Between June 2018 and June 2019, partners from Argentina (FARN), Brazil (Centro Clima) and Mexico (ICM) collaborated on the topic of the energy transition in Latin America.

Partners analysed how Argentina, Brazil and Mexico are addressing climate change trough the energy sector, by analysing and comparing the energy transition process in each country. The results of the analysis have been presented and discussed with stakeholders from all sectors (incl. government, trade unions, workers unions, companies) at workshops.

The synthesis paper, entitled “Accelerating the Energy Transition in Latin America”, shares challenges and opportunities in energy transition as well as policy recommendations on how Argentina, Brazil and Mexico could become regional and global leaders in the fight against climate change and in the adoption of a socially just energy transition.

The following recommendations should be implemented:

  1. Harmonize climate and energy policies through a long-term and sectorial decarbonization strategy, particularly for the energy sector.
  2. Redirect investments and rapidly eliminate fossil fuels subsidies.
  3. Assess the opportunity to implement a progressive tax on fossil fuels based on the social and environmental cost of carbon.
  4. Accelerate renewable energy integration in the power sector and avoid the lock-in to carbon-intensive technologies that infrastructure plans in all three countries currently entail.
  5. Avoid the exploitation of non-conventional oil and gas reserves due to their social and environmental impacts. This would send clear signals to the market to enhance the integration of clean and renewable technologies.
  1. Redirect investments from Exploration and Production in the oil and gas sectors to promising renewable energy sources, such as energy storage, smart grid technologies and recognize the value of social innovation.
  2. Increase solar distributed generation through a comprehensive national plan that addresses regulation and tax issues. This provides clear benefits for the poorest sector of the population and lower risks for private banks and investors.
  3. Adequately incorporate the social and spatial dimensions of the electricity sector through planning and governance instruments, strategies and policies.
  4. Address and redistribute the cost and benefits of the energy transition by incorporating locally determined needs into national and international energy planning; adapting technologies through social innovation; and recognizing social and environmental limits in energy sector planning.
  5. Increase the participation of citizens, neighborhoods, indigenous rural and urban communities, and small businesses in the design, ownership and deployment of renewable energy projects.
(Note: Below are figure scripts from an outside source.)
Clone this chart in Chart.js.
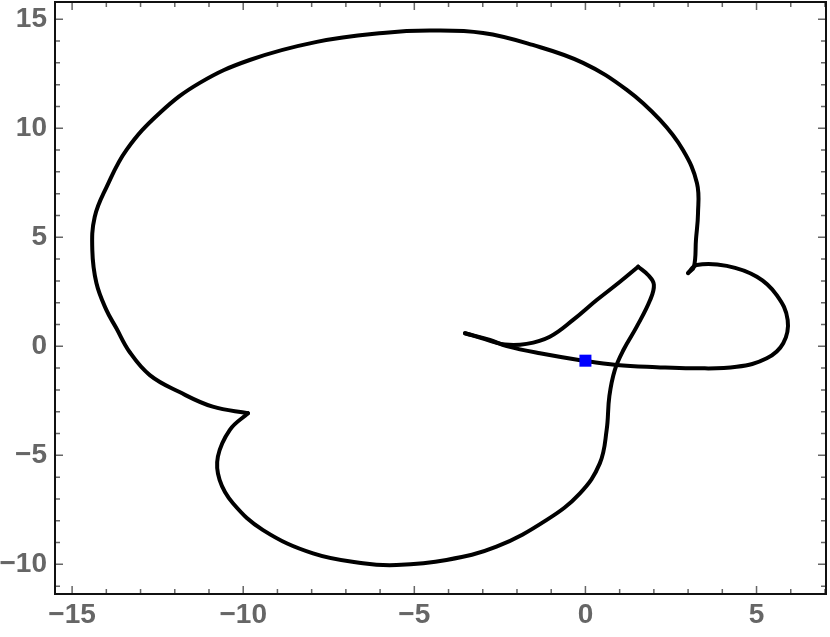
<!DOCTYPE html>
<html>
<head>
<meta charset="utf-8">
<script src="https://cdn.jsdelivr.net/npm/chart.js@4.4.1/dist/chart.umd.min.js"></script>
<style>
  html, body { margin: 0; padding: 0; background: #fff; }
  #wrap { width: 830px; height: 637px; }
</style>
</head>
<body>
<div id="wrap"><canvas id="myChart" width="830" height="637"></canvas></div>
<script>
// curve pieces, split at the sharp corners so they stay sharp
const rightLoop = [
  [3.00, 3.36], [3.25, 3.73], [4.13, 3.69], [5.01, 3.19], [5.59, 2.35], [5.91, 1.21],
  [5.78, 0.14], [5.30, -0.55], [4.42, -0.94], [3.15, -1.01], [2.08, -0.96], [0.91, -0.86],
  [-0.06, -0.66], [-1.33, -0.32], [-2.30, 0.01], [-2.79, 0.29], [-3.52, 0.60]
];
const innerRise = [
  [-3.52, 0.60], [-2.94, 0.33], [-2.35, 0.08], [-1.72, 0.11], [-1.04, 0.44], [-0.36, 1.21],
  [0.33, 2.12], [1.01, 2.96], [1.54, 3.65]
];
const lowerLoop = [
  [1.54, 3.65], [1.83, 3.27], [2.00, 2.83], [1.89, 2.12], [1.50, 0.90], [1.11, -0.17],
  [0.86, -1.08], [0.70, -2.28], [0.62, -3.84], [0.42, -5.37], [-0.16, -6.74], [-1.13, -7.96],
  [-2.60, -9.19], [-4.06, -9.80], [-5.52, -10.03], [-6.50, -9.95], [-7.96, -9.50], [-9.42, -8.43],
  [-10.30, -7.20], [-10.69, -6.13], [-10.74, -5.06], [-10.39, -3.83], [-9.86, -3.07]
];
const upperLoop = [
  [-9.86, -3.07], [-10.89, -2.77], [-11.86, -2.10], [-12.73, -1.32], [-13.32, -0.26],
  [-13.71, 0.84], [-14.00, 1.67], [-14.29, 2.90], [-14.41, 4.42], [-14.34, 5.93], [-13.99, 7.31],
  [-13.41, 9.01], [-12.44, 10.70], [-11.27, 12.08], [-9.81, 13.13], [-7.85, 13.96], [-5.92, 14.37],
  [-4.55, 14.48], [-2.99, 14.37], [-1.54, 13.82], [-0.07, 13.00], [1.21, 11.76], [2.18, 10.38],
  [2.85, 9.00], [3.26, 7.48], [3.29, 6.10], [3.23, 4.88], [3.17, 3.64], [3.00, 3.36]
];
const marker = [[0, -0.66]];

const xTicks = [-15, -10, -5, 0, 5];
const yTicks = [-10, -5, 0, 5, 10, 15];
const xRange = [-15.5, 7.03];
const yRange = [-11.36, 15.79];

const toPts = arr => arr.map(p => ({ x: p[0], y: p[1] }));
const minus = v => String(v).replace('-', '\u2212');

function curve(points) {
  return {
    data: toPts(points),
    borderColor: '#000',
    borderWidth: 4,
    borderCapStyle: 'round',
    borderJoinStyle: 'round',
    pointRadius: 0,
    tension: 0.4,
    cubicInterpolationMode: 'default',
    fill: false
  };
}

// Mathematica style frame with inward ticks on all four sides
const framePlugin = {
  id: 'frame',
  afterDatasetsDraw(chart) {
    const { ctx, chartArea: a, scales: { x, y } } = chart;
    ctx.save();
    ctx.strokeStyle = '#666';
    ctx.lineWidth = 1.5;
    ctx.beginPath();
    for (let v = Math.ceil(x.min); v <= x.max; v++) {
      const px = x.getPixelForValue(v);
      const len = v % 5 === 0 ? 8 : 5;
      ctx.moveTo(px, a.bottom); ctx.lineTo(px, a.bottom - len);
      ctx.moveTo(px, a.top); ctx.lineTo(px, a.top + len);
    }
    for (let v = Math.ceil(y.min); v <= y.max; v++) {
      const py = y.getPixelForValue(v);
      const len = v % 5 === 0 ? 8 : 5;
      ctx.moveTo(a.left, py); ctx.lineTo(a.left + len, py);
      ctx.moveTo(a.right, py); ctx.lineTo(a.right - len, py);
    }
    ctx.stroke();
    ctx.strokeStyle = '#111';
    ctx.lineWidth = 2;
    ctx.strokeRect(a.left, a.top, a.right - a.left, a.bottom - a.top);
    ctx.restore();
  }
};

const tickFont = { family: "'Liberation Sans', Arial, sans-serif", size: 28, weight: 'bold' };

const ctx = document.getElementById('myChart').getContext('2d');
new Chart(ctx, {
  type: 'line',
  data: {
    datasets: [
      {
        data: toPts(marker),
        showLine: false,
        pointStyle: 'rect',
        pointRadius: 8.5,
        backgroundColor: '#0000ff',
        borderWidth: 0
      },
      curve(rightLoop),
      curve(innerRise),
      curve(lowerLoop),
      curve(upperLoop)
    ]
  },
  options: {
    responsive: false,
    animation: false,
    layout: { autoPadding: false, padding: { top: 2, right: 4, left: 0, bottom: 0 } },
    plugins: { legend: { display: false }, tooltip: { enabled: false } },
    scales: {
      x: {
        type: 'linear',
        min: xRange[0],
        max: xRange[1],
        grid: { display: false, drawTicks: false },
        border: { display: false },
        afterBuildTicks: s => { s.ticks = xTicks.map(v => ({ value: v })); },
        afterFit: s => { s.height = 43; s.paddingLeft = 0; s.paddingRight = 0; },
        ticks: { color: '#666', font: tickFont, padding: 4, maxRotation: 0, callback: v => minus(v) }
      },
      y: {
        type: 'linear',
        min: yRange[0],
        max: yRange[1],
        grid: { display: false, drawTicks: false },
        border: { display: false },
        afterBuildTicks: s => { s.ticks = yTicks.map(v => ({ value: v })); },
        afterFit: s => { s.width = 55; s.paddingTop = 0; s.paddingBottom = 0; },
        ticks: { color: '#666', font: tickFont, padding: 8, callback: v => minus(v) }
      }
    }
  },
  plugins: [framePlugin]
});
</script>
</body>
</html>
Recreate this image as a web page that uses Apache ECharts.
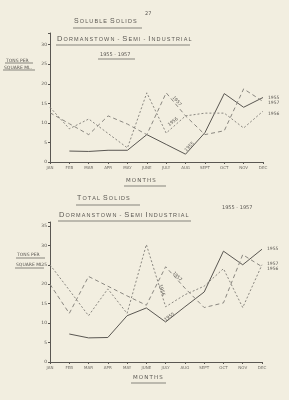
<!DOCTYPE html>
<html>
<head>
<meta charset="UTF-8">
<title>Dormanstown - Semi-Industrial</title>
<script src="https://cdn.jsdelivr.net/npm/echarts@6/dist/echarts.min.js"></script>
<style>
  body { margin: 0; padding: 0; background: #f2eee0; }
  #chart { width: 289px; height: 400px; }
</style>
</head>
<body>
<div id="chart"></div>
<script>
// month tick labels
var months = ['JAN', 'FEB', 'MAR', 'APR', 'MAY', 'JUNE', 'JULY', 'AUG', 'SEPT', 'OCT', 'NOV', 'DEC'];
var years = ['1955', '1956', '1957'];

// soluble solids, tons per square mile
var soluble1955 = [null, 2.8, 2.7, 3, 3, 7, 4.5, 2, 7.5, 17.5, 14, 16.5];
var soluble1956 = [14, 8.5, 11, 7.3, 3.6, 17.7, 7.4, 11.8, 12.5, 12.5, 8.7, 13];
var soluble1957 = [12.6, 9.8, 7, 11.8, 9.7, 7, 17.7, 11.8, 7, 8, 18.7, 15.5];

// total solids
var total1955 = [null, 7.2, 6.2, 6.3, 11.9, 13.9, 10.3, 14.2, 18, 28.5, 25, 29];
var total1956 = [25, 18.5, 11.9, 18.8, 12.5, 30.2, 14.2, 17.3, 19.5, 24, 14, 25];
var total1957 = [20, 12.5, 22, 19.5, 17, 14.6, 24.5, 19, 14, 15.2, 27.6, 24.5];

var ink = '#5a5752';
var pencil = '#8a8780';
var thin = '\u2009';

function pts(arr) {
  var out = [];
  arr.forEach(function (v, i) { if (v !== null) out.push([i, v]); });
  return out;
}

function xAx(grid) {
  return {
    type: 'value', gridIndex: grid, min: 0, max: 11, interval: 1,
    axisLine: { lineStyle: { color: ink, width: 1 } },
    axisTick: { show: true, length: 2, lineStyle: { color: ink } },
    splitLine: { show: false },
    axisLabel: {
      color: '#6e6b65', fontSize: 4, margin: 4, fontFamily: 'DejaVu Sans',
      formatter: function (v) { return months[v]; }
    }
  };
}

function yAx(grid, max) {
  return {
    type: 'value', gridIndex: grid, min: 0, max: max, interval: 5,
    axisLine: { show: true, lineStyle: { color: ink, width: 1 } },
    axisTick: { show: true, length: 2, lineStyle: { color: ink } },
    splitLine: { show: false },
    axisLabel: {
      color: ink, fontSize: 4.5, margin: 3, fontFamily: 'DejaVu Sans',
      formatter: function (v) { return v % 5 === 0 ? v : ''; }
    }
  };
}

// in-chart year tags along a segment
function tag(text, x, y, rot) {
  return {
    coord: [x, y], value: text, symbol: 'circle', symbolSize: 0,
    label: { show: true, formatter: text, rotate: rot, fontSize: 4.5, color: ink, position: 'inside', fontFamily: 'DejaVu Sans' }
  };
}

function line(name, grid, arr, type, color, endOff, tags) {
  return {
    name: name, type: 'line', xAxisIndex: grid, yAxisIndex: grid,
    data: pts(arr), symbol: 'none', silent: true,
    lineStyle: { color: color, width: 1, type: type },
    endLabel: {
      show: true, formatter: name, fontSize: 4.5, color: ink, distance: 5,
      offset: [0, endOff], fontFamily: 'DejaVu Sans'
    },
    markPoint: { silent: true, data: tags }
  };
}

function spaced(s) { return s.split('').join(thin); }

// small-caps style heading, letters spread like hand lettering
function caps(str) {
  return str.split(' ').map(function (w) {
    if (!/^[A-Z]/.test(w)) return '{s|' + spaced(w) + '}';
    return '{b|' + w.charAt(0) + '}{s|' + thin + spaced(w.slice(1)) + '}';
  }).join('{s|  }');
}
function heading(str, x, y, big, small) {
  return {
    type: 'text', left: x, top: y,
    style: {
      text: caps(str), fill: ink, fontFamily: 'DejaVu Sans',
      rich: { b: { fontSize: big, fill: ink }, s: { fontSize: small, fill: ink } }
    }
  };
}
function rule(x1, x2, y) {
  return { type: 'line', shape: { x1: x1, y1: y, x2: x2, y2: y }, style: { stroke: ink, lineWidth: 0.7 } };
}
function small(str, x, y, size) {
  return { type: 'text', left: x, top: y, style: { text: str, fill: ink, fontSize: size || 4.5, fontFamily: 'DejaVu Sans' } };
}

var chart = echarts.init(document.getElementById('chart'));
chart.setOption({
  backgroundColor: '#f2eee0',
  animation: false,
  grid: [
    { left: 50, right: 26, top: 33, bottom: 238 },
    { left: 50, right: 27, top: 222, bottom: 38 }
  ],
  xAxis: [xAx(0), xAx(1)],
  yAxis: [yAx(0, 33), yAx(1, 36)],
  series: [
    line('1955', 0, soluble1955, 'solid', ink, 0, [tag('1955', 7.2, 3.9, 45)]),
    line('1956', 0, soluble1956, [2, 2], pencil, 3, [tag('1956', 6.35, 10.3, 38)]),
    line('1957', 0, soluble1957, [4, 3], pencil, 1, [tag('1957', 6.55, 15.6, -50)]),
    line('1955', 1, total1955, 'solid', ink, 0, [tag('1955', 6.2, 11.6, 35)]),
    line('1956', 1, total1956, [2, 2], pencil, 4, [tag('1956', 5.8, 18.5, -72)]),
    line('1957', 1, total1957, [4, 3], pencil, -3, [tag('1957', 6.6, 22, -46)])
  ],
  graphic: [
    small('27', 145, 11, 5),
    heading('SOLUBLE SOLIDS', 74, 18, 7, 5.5), rule(73, 142, 28),
    heading('DORMANSTOWN - SEMI - INDUSTRIAL', 57, 35, 7.5, 5.5), rule(56, 190, 45),
    small('1955 - 1957', 100, 52, 5), rule(98, 135, 59),
    small('TONS PER', 6, 58), rule(5, 33, 63),
    small('SQUARE ML.', 4, 65), rule(3, 35, 70),
    small(spaced('MONTHS'), 126, 178, 5.5), rule(124, 166, 186),

    heading('TOTAL SOLIDS', 77, 195, 7, 5.5), rule(76, 140, 205),
    heading('DORMANSTOWN - SEMI INDUSTRIAL', 59, 211, 7.5, 5.5), rule(58, 191, 221),
    small('1955 - 1957', 222, 205, 5),
    small('TONS PER', 17, 252), rule(16, 45, 258),
    small('SQUARE ML.', 16, 262), rule(15, 44, 268),
    small(spaced('MONTHS'), 133, 375, 5.5), rule(131, 166, 383)
  ]
});
</script>
</body>
</html>
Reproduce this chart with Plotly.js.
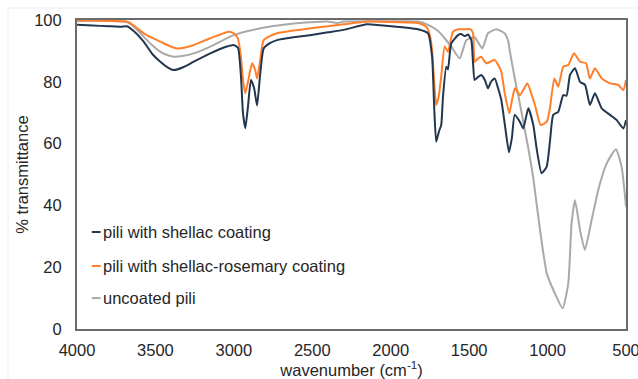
<!DOCTYPE html>
<html>
<head>
<meta charset="utf-8">
<script src="https://cdn.plot.ly/plotly-3.0.1.min.js"></script>
<style>html,body{margin:0;padding:0;background:#fff;}#chart{width:638px;height:379px;}</style>
</head>
<body>
<div id="chart"></div>
<script>
// pili with shellac coating
const shellacWn = [4000,3900,3800,3720,3681,3640,3575,3520,3469,3420,3384,3320,3256,3150,3044,3001,2974,2955,2942,2927,2910,2891,2871,2852,2833,2810,2770,2725,2620,2515,2400,2300,2151,2068,1896,1826,1762,1736,1723,1710,1692,1678,1667,1646,1635,1614,1571,1552,1528,1507,1486,1475,1465,1444,1423,1399,1380,1361,1337,1316,1295,1272,1246,1227,1210,1176,1155,1123,1091,1070,1038,1006,985,964,932,900,879,857,825,793,761,730,698,655,602,559,517,500];
const shellacT  = [98.5,98.2,98.0,97.8,98.0,96.5,93.0,89.0,86.5,84.6,83.8,84.8,86.5,89.2,91.4,91.9,91.0,82.0,70.0,65.0,72.0,80.6,78.0,72.3,82.0,90.8,92.5,93.5,94.4,95.1,96.0,96.8,98.6,98.3,97.5,97.0,95.7,88.0,72.0,60.6,64.0,66.0,75.0,84.9,84.0,92.4,95.1,95.5,94.8,95.3,93.5,86.0,80.6,81.5,82.2,80.5,77.9,80.0,81.1,78.0,74.1,66.0,57.2,62.0,69.3,67.0,64.9,71.4,66.0,58.5,50.4,52.5,60.6,69.3,70.3,75.7,75.5,82.2,84.4,80.0,79.0,72.5,76.3,71.4,69.3,67.6,64.9,67.6];

// pili with shellac-rosemary coating
const rosemaryWn = [4000,3900,3800,3700,3670,3620,3575,3520,3469,3410,3363,3310,3256,3150,3033,3001,2974,2955,2940,2927,2910,2884,2865,2852,2835,2810,2770,2725,2620,2512,2400,2300,2150,1900,1826,1773,1750,1736,1723,1710,1695,1678,1656,1635,1603,1570,1530,1490,1475,1465,1444,1423,1391,1337,1316,1295,1272,1244,1227,1208,1176,1129,1101,1080,1044,1005,985,957,932,900,868,832,793,755,730,698,655,602,549,517,500];
const rosemaryT  = [99.8,99.8,99.7,99.6,99.3,97.5,95.7,94.2,93.0,91.6,90.8,91.1,91.9,94.1,96.2,95.7,94.0,88.0,80.0,76.3,80.0,86.0,84.0,81.1,86.0,93.5,94.8,95.7,96.6,97.3,98.0,98.6,99.5,99.2,99.0,97.8,95.0,90.0,80.0,72.5,75.0,81.7,91.4,89.7,96.2,97.0,97.0,97.0,95.7,86.5,87.5,88.1,86.0,87.1,85.5,83.3,76.0,69.8,74.0,77.9,75.7,79.5,75.7,72.5,66.0,67.1,71.4,81.1,78.4,84.9,85.4,89.2,86.5,86.0,81.1,84.4,81.1,79.5,79.0,77.3,80.6];

// uncoated pili
const uncoatedWn = [4000,3800,3681,3630,3575,3520,3469,3420,3384,3320,3256,3150,3001,2831,2619,2406,2340,2300,2000,1826,1762,1700,1656,1614,1560,1518,1465,1416,1380,1327,1274,1250,1242,1199,1187,1155,1123,1091,1048,1005,953,904,868,847,825,793,762,719,677,623,564,528,500];
const uncoatedT  = [99.7,99.7,99.3,97.5,94.6,91.8,89.7,88.6,88.1,88.4,89.2,91.4,95.1,97.3,98.9,99.5,99.0,99.5,99.6,99.5,98.4,96.5,94.1,91.4,87.6,93.5,94.4,90.8,95.7,97.0,95.7,93.0,90.3,78.4,75.7,67.1,58.5,48.8,32.0,18.0,11.5,6.7,14.8,34.2,41.7,32.0,25.6,35.3,45.0,53.6,58.2,52.5,39.6];

const seriesNames  = ['pili with shellac coating','pili with shellac-rosemary coating','uncoated pili'];
const seriesColors = ['#22364f','#ff7f2a','#a9a9a9'];
const xTicks = [4000,3500,3000,2500,2000,1500,1000,500];
const yTicks = [0,20,40,60,80,100];

const FONT = 'Arial, "Liberation Sans", sans-serif';
const FS = 16.5;
const TXT = '#262626';

const traces = [
  {x: shellacWn, y: shellacT},
  {x: rosemaryWn, y: rosemaryT},
  {x: uncoatedWn, y: uncoatedT}
].map((d, i) => ({
  x: d.x, y: d.y, type: 'scatter', mode: 'lines', name: seriesNames[i],
  line: {color: seriesColors[i], width: 2, shape: 'spline', smoothing: 0.5},
  showlegend: false, hoverinfo: 'x+y+name'
}));
const ordered = [traces[2], traces[1], traces[0]];

// legend (swatch + label), positioned in plot-paper units
const legendY = [0.314, 0.204, 0.100];
const swX0 = 0.027, swX1 = 0.043, labelX = 0.044;
const annotations = seriesNames.map((n, i) => ({
  xref: 'paper', yref: 'paper', x: labelX, y: legendY[i], xanchor: 'left', yanchor: 'middle',
  showarrow: false, align: 'left', text: n,
  font: {family: FONT, size: FS, color: TXT}
}));
const shapes = seriesNames.map((n, i) => ({
  type: 'line', xref: 'paper', yref: 'paper', x0: swX0, x1: swX1, y0: legendY[i], y1: legendY[i],
  line: {color: seriesColors[i], width: 2}
}));
shapes.push({
  type: 'rect', xref: 'paper', yref: 'paper',
  x0: -0.1257, x1: 1.05, y0: -0.3, y1: 1.0388,
  line: {color: '#ebebeb', width: 1}, fillcolor: 'rgba(0,0,0,0)', layer: 'below'
});

const layout = {
  width: 638, height: 379,
  margin: {l: 77, r: 12, t: 20, b: 50},
  paper_bgcolor: '#ffffff', plot_bgcolor: '#ffffff',
  font: {family: FONT, size: FS, color: TXT},
  xaxis: {
    range: [4000, 500], tickvals: xTicks, ticktext: xTicks.map(String),
    showgrid: false, zeroline: false, showline: true, mirror: true,
    linecolor: '#6b6b6b', linewidth: 2, ticks: '', ticklabelstandoff: 5,
    ticklabeloverflow: 'allow',
    tickfont: {family: FONT, size: FS, color: TXT},
    title: {text: 'wavenumber (cm<sup>-1</sup>)', font: {family: FONT, size: FS, color: TXT}, standoff: 3}
  },
  yaxis: {
    range: [0, 100], tickvals: yTicks, ticktext: yTicks.map(String),
    showgrid: false, zeroline: false, showline: true, mirror: true,
    linecolor: '#6b6b6b', linewidth: 2, ticks: '', ticklabelstandoff: 10,
    ticklabeloverflow: 'allow',
    tickfont: {family: FONT, size: FS, color: TXT},
    title: {text: '% transmittance', font: {family: FONT, size: FS, color: TXT}, standoff: 1}
  },
  annotations: annotations,
  shapes: shapes
};

Plotly.newPlot('chart', ordered, layout, {displayModeBar: false, staticPlot: true});
</script>
</body>
</html>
Apart from a joint synthesis paper a series of country papers for Argentina, Brazil and Mexico, analyzing in details national circumstances, challenges and opportunities with regards to energy transition in those countries, have been published:

In 2019, the partners collaborate on how to take ambitious and meaningful steps in order to decarbonize transport in their countries. To push for more ambitious climate action, policy papers, sharing of learnings and good practices as well as workshop gathering key stakeholders to deliver change will be organized.